下文摘自 svpg.com,转载请注明出处。
Fortunately, it’s really not that hard to do a useful product opportunity assessment. I ask product managers to answer ten fundamental questions:
1. Exactly what problem will this solve? (value proposition)
2. For whom do we solve that problem? (target market)
3. How big is the opportunity? (market size)
4. What alternatives are out there? (competitive landscape)
5. Why are we best suited to pursue this? (our differentiator)
6. Why now? (market window)
7. How will we get this product to market? (go-to-market strategy)
8. How will we measure success/make money from this product? (metrics/revenue strategy)
9. What factors are critical to success? (solution requirements)
10. Given the above, what’s the recommendation? (go or no-go)
The hardest question to answer is usually the first, which surprises people because it sounds like the easiest. But ask most product managers what problem their product is intended to solve, and you usually get a rambling list of features and capabilities, rather than the a crisp, clear and compelling statement of exactly the problem that’s solved.
Another difficult problem can be in assessing the size of the opportunity. You can get thoughts on this from industry analysts, trade associations, your finance staff, and from your own bottom up calculations. This is a topic in itself, but for now just remember to be conservative and realize that not every opportunity needs to be a billion dollar market.
The “go-to-market” strategy is especially important as that describes how this product would be sold, which can have very significant impact on the product requirements.
The solution requirements refer to any special needs or requirements that were identified during the investigation. Again, we’re not describing the product here but rather making clear any dependencies or constraints. For example, if this is a product that will be sold through system integrators, then these types of partners have requirements around extensibility of the products they deliver. Similarly, there may be branding or partnership requirements.
A product organization is all about pursuing good opportunities and providing great product solutions. Opportunities for new products are everywhere, and it is important that the product manager be able to effectively evaluate new opportunities and identify those that have the most potential for the company. It is just as important that bad product ideas get identified at this stage, before significant time and cost is lost chasing them. Choosing the right set of products to pursue is among the most important decisions a company will make.

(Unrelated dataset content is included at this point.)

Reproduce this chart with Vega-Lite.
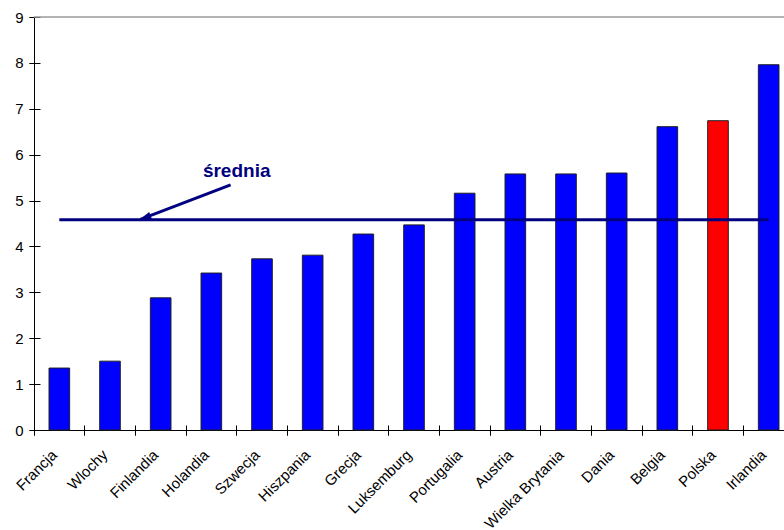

It is important that the results of the product opportunity assessment be presented and discussed with senior management, and that the company make a clear go or no-go decision on whether to pursue a product to meet this opportunity. If you do decide to proceed, you will be much better informed as to what you are getting yourself into and what it will take to succeed.
So what do you do if the CEO tells you that this is what we’re doing, so just get to work on the product? First, realize that there are sometimes strategic reasons for doing a product, so you might need to pursue a product even when it’s unlikely to succeed in the market. That said, I have found that doing this lightweight, quick product opportunity assessment is still valuable in that I become much better informed about what this product involves. It is possible that what you learn will change your CEO’s opinion, but more likely it is a good opportunity, and your CEO was right to want to pursue it, but at least now you know what you’re up against if you are to succeed.